— Begin PROVIDED RECORDS —
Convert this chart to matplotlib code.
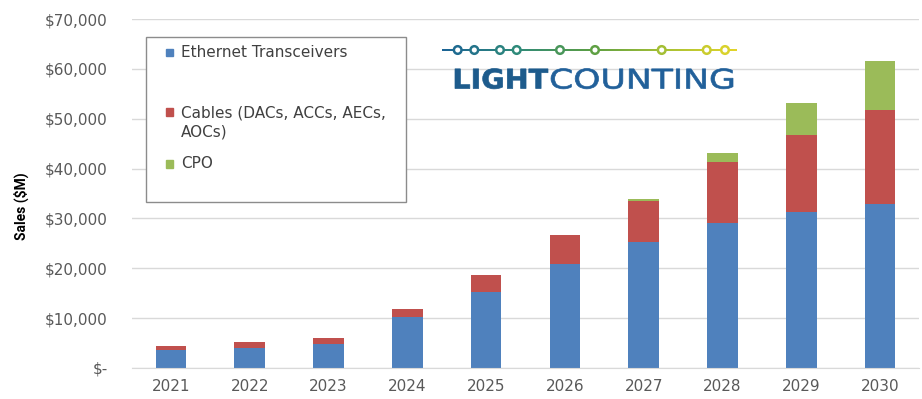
import numpy as np
import matplotlib
matplotlib.use("Agg")
import matplotlib.pyplot as plt
from matplotlib.patches import Rectangle, PathPatch
from matplotlib.colors import LinearSegmentedColormap
from matplotlib.textpath import TextPath
from matplotlib.font_manager import FontProperties
from matplotlib.transforms import Affine2D
from matplotlib.ticker import FuncFormatter

# Sales forecast, $M
years = ["2021", "2022", "2023", "2024", "2025", "2026", "2027", "2028", "2029", "2030"]
ethernet = [3700, 4050, 4850, 10200, 15200, 20800, 25250, 29050, 31200, 32950]
cables = [800, 1100, 1100, 1700, 3500, 5900, 8300, 12200, 15550, 18750]
cpo = [0, 0, 0, 0, 0, 0, 300, 1950, 6400, 9900]

series_names = ["Ethernet Transceivers", "Cables (DACs, ACCs, AECs,\nAOCs)", "CPO"]
series_colors = ["#4f81bd", "#c0504d", "#9bbb59"]

W, H = 922, 399
fig = plt.figure(figsize=(W / 100, H / 100), dpi=100)
ax = fig.add_axes([131.6 / W, 31 / H, 787.8 / W, 349 / H])

x = np.arange(len(years))
bottom = np.zeros(len(years))
for vals, color in zip([ethernet, cables, cpo], series_colors):
    ax.bar(x, vals, width=0.39, bottom=bottom, color=color, zorder=2)
    bottom += np.array(vals)

ax.set_xlim(-0.5, len(years) - 0.5)
ax.set_ylim(0, 70000)
ax.set_yticks(np.arange(0, 70001, 10000))
ax.yaxis.set_major_formatter(FuncFormatter(lambda v, _: "$-" if v == 0 else f"${v:,.0f}"))
ax.set_xticks(x, years)
ax.grid(axis="y", color="#d9d9d9", lw=1, zorder=0)
ax.set_axisbelow(True)
for s in ["top", "right", "left"]:
    ax.spines[s].set_visible(False)
ax.spines["bottom"].set_color("#d9d9d9")
ax.tick_params(length=0, labelsize=11, labelcolor="#595959")
ax.tick_params(axis="y", pad=17)
ax.tick_params(axis="x", pad=8)
ax.set_ylabel("Sales ($M)", fontweight="bold", fontsize=10, family=["Roboto", "DejaVu Sans"])
ax.yaxis.set_label_coords((29 - 131.6) / 787.8, 0.464)

# overlay in pixel coordinates for the legend box and logo
ov = fig.add_axes([0, 0, 1, 1], zorder=3)

ov.add_patch(Rectangle((146, 36.7), 259.7, 165.3, fc="white", ec="#8c8c8c", lw=1))
legend_rows = [52.5, 122.5, 164]
swatch_rows = [52.5, 112, 164]
for name, color, ty, sy in zip(series_names, series_colors, legend_rows, swatch_rows):
    ov.add_patch(Rectangle((166, sy - 3.7), 7.3, 7.3, color=color))
    ov.text(181, ty, name, va="center", ha="left", fontsize=11,
            color="#404040", linespacing=1.35)

# logo: gradient line with rings
cmap = LinearSegmentedColormap.from_list(
    "lc", ["#1b6396", "#2f8a7a", "#5a9e45", "#a5c035", "#e3d52a"])
x0, x1, ly = 442, 737, 50
ov.imshow(np.linspace(0, 1, 256)[None, :], cmap=cmap, aspect="auto",
          extent=(x0, x1, ly + 0.9, ly - 0.9), interpolation="bilinear")
rings = np.array([457.7, 474.3, 500, 516.7, 560, 595, 661.7, 706.7, 725])
ov.scatter(rings, np.full(len(rings), ly), s=30, facecolors="white",
           edgecolors=cmap((rings - x0) / (x1 - x0)), linewidths=1.8, zorder=4)


def word(s, weight, left, width, base, cap, color):
    tp = TextPath((0, 0), s, size=1, prop=FontProperties(family="DejaVu Sans", weight=weight))
    ext = tp.get_extents()
    tr = (Affine2D().translate(-ext.x0, 0)
          .scale(width / ext.width, -cap / ext.y1)
          .translate(left, base))
    ov.add_patch(PathPatch(tr.transform_path(tp), fc=color, ec=color, lw=0.5))


word("LIGHT", "bold", 455, 93, 88.5, 20, "#1d5b8c")
word("COUNTING", "normal", 551, 182, 88.5, 20, "#21609a")

ov.set_xlim(0, W)
ov.set_ylim(H, 0)
ov.axis("off")

fig.savefig("out.png", dpi=100)
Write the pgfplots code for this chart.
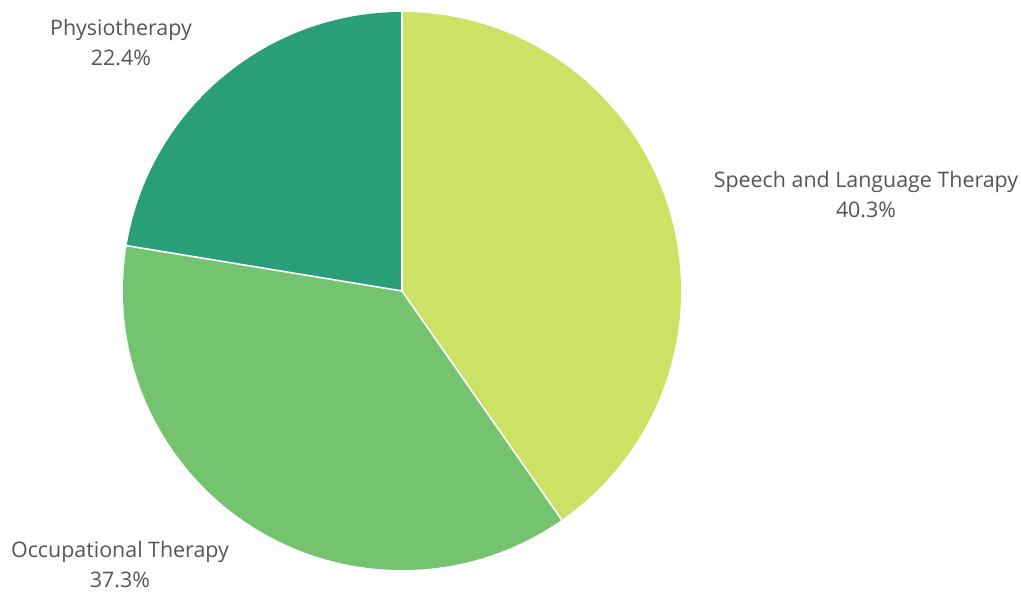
\documentclass[border=0pt]{standalone}
\usepackage{pgfplots}
\pgfplotsset{compat=1.18}
\usepackage{pgfplotstable}
\usepackage{fontspec}
\setmainfont{Open Sans}
\definecolor{cSpeech}{RGB}{203,226,101}
\definecolor{cOcc}{RGB}{116,196,111}
\definecolor{cPhys}{RGB}{42,158,121}
\definecolor{txt}{RGB}{85,85,85}
% percentages, clockwise from 12 o'clock
\pgfplotstableread{
name share
Speech 40.3
Occupational 37.3
Physio 22.4
}\piedata
\begin{document}
\begin{tikzpicture}
\pgfplotstablegetelem{0}{share}\of\piedata \let\sA\pgfplotsretval
\pgfplotstablegetelem{1}{share}\of\piedata \let\sB\pgfplotsretval
\pgfplotstablegetelem{2}{share}\of\piedata \let\sC\pgfplotsretval
\pgfmathsetmacro{\aA}{90}
\pgfmathsetmacro{\aB}{90-3.6*\sA}
\pgfmathsetmacro{\aC}{\aB-3.6*\sB}
\pgfmathsetmacro{\aD}{\aC-3.6*\sC}
\begin{axis}[
  x=0.5pt, y=0.5pt,
  xmin=0, xmax=1021, ymin=0, ymax=591,
  hide axis, clip=false,
  scale only axis,
]
\coordinate (ll) at (axis cs:0,0);
\coordinate (ur) at (axis cs:1021,591);
\def\R{279}
\def\cx{402}
\def\cy{300}
\fill[cSpeech] (axis cs:\cx,\cy) -- (axis cs:{\cx+\R*cos(\aA)},{\cy+\R*sin(\aA)}) arc[start angle=\aA, end angle=\aB, radius=139.5pt] -- cycle;
\fill[cOcc] (axis cs:\cx,\cy) -- (axis cs:{\cx+\R*cos(\aB)},{\cy+\R*sin(\aB)}) arc[start angle=\aB, end angle=\aC, radius=139.5pt] -- cycle;
\fill[cPhys] (axis cs:\cx,\cy) -- (axis cs:{\cx+\R*cos(\aC)},{\cy+\R*sin(\aC)}) arc[start angle=\aC, end angle=\aD, radius=139.5pt] -- cycle;
\draw[white, line width=0.8pt] (axis cs:\cx,\cy) -- (axis cs:{\cx+\R*cos(\aA)},{\cy+\R*sin(\aA)});
\draw[white, line width=0.8pt] (axis cs:\cx,\cy) -- (axis cs:{\cx+\R*cos(\aB)},{\cy+\R*sin(\aB)});
\draw[white, line width=0.8pt] (axis cs:\cx,\cy) -- (axis cs:{\cx+\R*cos(\aC)},{\cy+\R*sin(\aC)});
\node[txt, font=\fontsize{10.7}{15}\selectfont, align=center, inner sep=0pt] at (axis cs:866,396) {Speech and Language Therapy\\\sA\%};
\node[txt, font=\fontsize{10.7}{15}\selectfont, align=center, inner sep=0pt] at (axis cs:121,548) {Physiotherapy\\\sC\%};
\node[txt, font=\fontsize{10.7}{15}\selectfont, align=center, inner sep=0pt] at (axis cs:120,26) {Occupational Therapy\\\sB\%};
\end{axis}
\pgfresetboundingbox
\path (ll) rectangle (ur);
\end{tikzpicture}
\end{document}
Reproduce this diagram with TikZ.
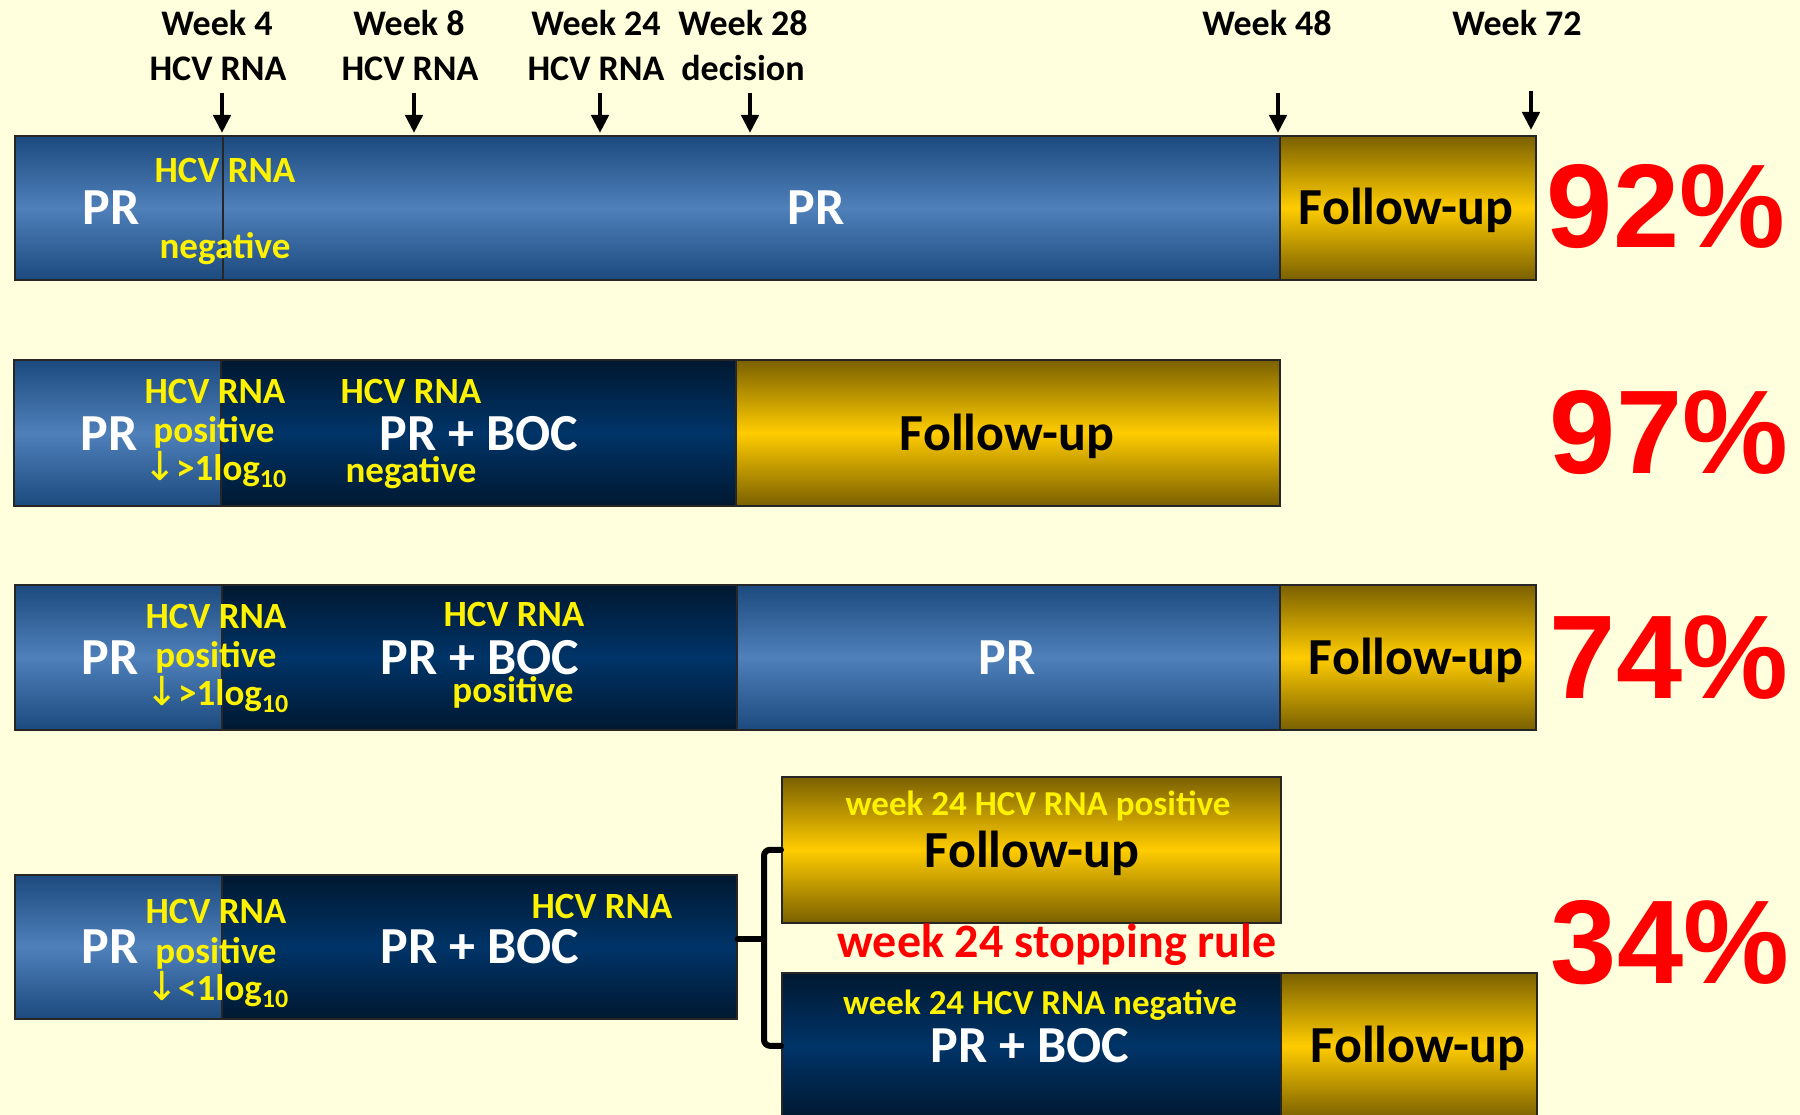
\documentclass[tikz,border=0pt]{standalone}
\usepackage{fontspec}
\setmainfont{Carlito}
\newfontfamily\pctfont{Liberation Sans}
\newfontfamily\arrowfont{DejaVu Sans}
\usetikzlibrary{arrows.meta}

\definecolor{paper}{HTML}{FFFFDD}
\definecolor{prdark}{HTML}{1C4A7E}
\definecolor{prlight}{HTML}{4F80BA}
\definecolor{bocdark}{HTML}{001830}
\definecolor{boclight}{HTML}{003468}
\definecolor{fudark}{HTML}{7A6000}
\definecolor{fulight}{HTML}{FFCC00}

\newcommand\fsz[1]{\fontsize{#1}{#1}\selectfont}
\newcommand\logdrop[1]{{\arrowfont\mdseries\fsz{40}↓}\kern-1pt#11log{\fsz{26}\raisebox{-7pt}{10}}}

\tikzset{
  seg/.style={anchor=north west, inner sep=0pt, draw=black!85, line width=1.6pt},
  prseg/.style={seg, top color=prdark, bottom color=prdark, middle color=prlight},
  bocseg/.style={seg, top color=bocdark, bottom color=bocdark, middle color=boclight},
  fuseg/.style={seg, top color=fudark, bottom color=fudark, middle color=fulight},
  lbl/.style={anchor=base, inner sep=0pt, font=\bfseries\fsz{36}, text=black},
  ylw/.style={anchor=base, inner sep=0pt, font=\bfseries\fsz{37}, text=yellow},
  ylwsm/.style={ylw, font=\bfseries\fsz{35}},
  big/.style={anchor=base, inner sep=0pt, font=\bfseries\fsz{52}, text=white},
  fu/.style={big, text=black},
  rule/.style={anchor=base, inner sep=0pt, font=\bfseries\fsz{48}, text=red},
  pct/.style={anchor=base, inner sep=0pt, font=\pctfont\bfseries\fsz{119}, text=red},
  warrow/.style={line width=4.5pt, -{Triangle[length=18pt,width=17pt]}},
  brk/.style={line width=6pt, rounded corners=6pt, line cap=round}
}

\begin{document}
\begin{tikzpicture}[x=1pt, y=-1pt]
\fill[paper] (0,0) rectangle (1800,1115);
\clip (0,0) rectangle (1800,1115);

% time points
\node[lbl] (w4a) at (217,36) {Week 4};
\node[lbl] (w4b) at (218,81) {HCV RNA};
\node[lbl] (w8a) at (409,36) {Week 8};
\node[lbl] (w8b) at (410,81) {HCV RNA};
\node[lbl] (w24a) at (596,36) {Week 24};
\node[lbl] (w24b) at (596,81) {HCV RNA};
\node[lbl] (w28a) at (743,36) {Week 28};
\node[lbl] (w28b) at (743,81) {decision};
\node[lbl] (w48a) at (1267,36) {Week 48};
\node[lbl] (w72a) at (1517,36) {Week 72};

\coordinate (a4s) at (222,93);   \coordinate (a4e) at (222,133);
\coordinate (a8s) at (414,93);   \coordinate (a8e) at (414,133);
\coordinate (a24s) at (600,93);  \coordinate (a24e) at (600,133);
\coordinate (a28s) at (750,93);  \coordinate (a28e) at (750,133);
\coordinate (a48s) at (1278,93); \coordinate (a48e) at (1278,133);
\coordinate (a72s) at (1531,91); \coordinate (a72e) at (1531,130);
\foreach \p in {4,8,24,28,48,72} \draw[warrow] (a\p s) -- (a\p e);

% row 1: rapid responders
\node[prseg, minimum width=208pt, minimum height=144pt] (r1a) at (14,135) {};
\node[prseg, minimum width=1057pt, minimum height=144pt] (r1b) at (222,135) {};
\node[fuseg, minimum width=256pt, minimum height=144pt] (r1c) at (1279,135) {};
\node[big] at (111,225) {PR};
\node[ylw] at (225,183) {HCV RNA};
\node[ylw] at (225,259) {negative};
\node[big] at (816,225) {PR};
\node[fu] at (1406,225) {Follow-up};
\node[pct] at (1666,248) {92\%};

% row 2
\node[prseg, minimum width=207pt, minimum height=146pt] (r2a) at (13,359) {};
\node[bocseg, minimum width=515pt, minimum height=146pt] (r2b) at (220,359) {};
\node[fuseg, minimum width=544pt, minimum height=146pt] (r2c) at (735,359) {};
\node[big] at (109,450) {PR};
\node[ylw] at (215,403) {HCV RNA};
\node[ylw] at (214,442) {positive};
\node[ylw] at (215,480) {\logdrop{>}};
\node[ylw] at (411,403) {HCV RNA};
\node[big] at (479,450) {PR + BOC};
\node[ylw] at (411,482) {negative};
\node[fu] at (1007,450) {Follow-up};
\node[pct] at (1669,473) {97\%};

% row 3
\node[prseg, minimum width=207pt, minimum height=145pt] (r3a) at (14,584) {};
\node[bocseg, minimum width=515pt, minimum height=145pt] (r3b) at (221,584) {};
\node[prseg, minimum width=543pt, minimum height=145pt] (r3c) at (736,584) {};
\node[fuseg, minimum width=256pt, minimum height=145pt] (r3d) at (1279,584) {};
\node[big] at (110,674) {PR};
\node[ylw] at (216,628) {HCV RNA};
\node[ylw] at (216,667) {positive};
\node[ylw] at (217,705) {\logdrop{>}};
\node[ylw] at (514,626) {HCV RNA};
\node[big] at (480,674) {PR + BOC};
\node[ylw] at (513,702) {positive};
\node[big] at (1007,674) {PR};
\node[fu] at (1416,674) {Follow-up};
\node[pct] at (1669,698) {74\%};

% row 4: poor responders and the week 24 split
\node[prseg, minimum width=207pt, minimum height=144pt] (r4a) at (14,874) {};
\node[bocseg, minimum width=515pt, minimum height=144pt] (r4b) at (221,874) {};
\node[big] at (110,963) {PR};
\node[ylw] at (216,923) {HCV RNA};
\node[ylw] at (216,963) {positive};
\node[ylw] at (217,1000) {\logdrop{<}};
\node[ylw] at (602,918) {HCV RNA};
\node[big] at (480,963) {PR + BOC};
\node[pct] at (1670,983) {34\%};

\node[fuseg, minimum width=499pt, minimum height=146pt] (u1) at (781,776) {};
\node[bocseg, minimum width=499pt, minimum height=146pt] (l1) at (781,972) {};
\node[fuseg, minimum width=256pt, minimum height=146pt] (l2) at (1280,972) {};
\node[ylwsm] at (1038,815) {week 24 HCV RNA positive};
\node[fu] at (1032,867) {Follow-up};
\node[rule] at (1057,957) {week 24 stopping rule};
\node[ylwsm] at (1040,1014) {week 24 HCV RNA negative};
\node[big] at (1030,1062) {PR + BOC};
\node[fu] at (1418,1062) {Follow-up};

\coordinate (bx) at (764,939);
\draw[brk] (u1.west) -| (bx) |- (l1.west);
\draw[brk] (r4b.east |- bx) -- (bx);
\end{tikzpicture}
\end{document}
— End PROVIDED RECORDS —
_YOUR GOAL_
The images in the entries above should be left out; please reproduce exactly the lines from the first through the one containing "from matplotlib.ticker import FuncFormatter".

_THE ANSWER_
Convert this chart to matplotlib code.
import numpy as np
import matplotlib
matplotlib.use("Agg")
import matplotlib.pyplot as plt
from matplotlib.patches import Rectangle, PathPatch
from matplotlib.colors import LinearSegmentedColormap
from matplotlib.textpath import TextPath
from matplotlib.font_manager import FontProperties
from matplotlib.transforms import Affine2D
from matplotlib.ticker import FuncFormatter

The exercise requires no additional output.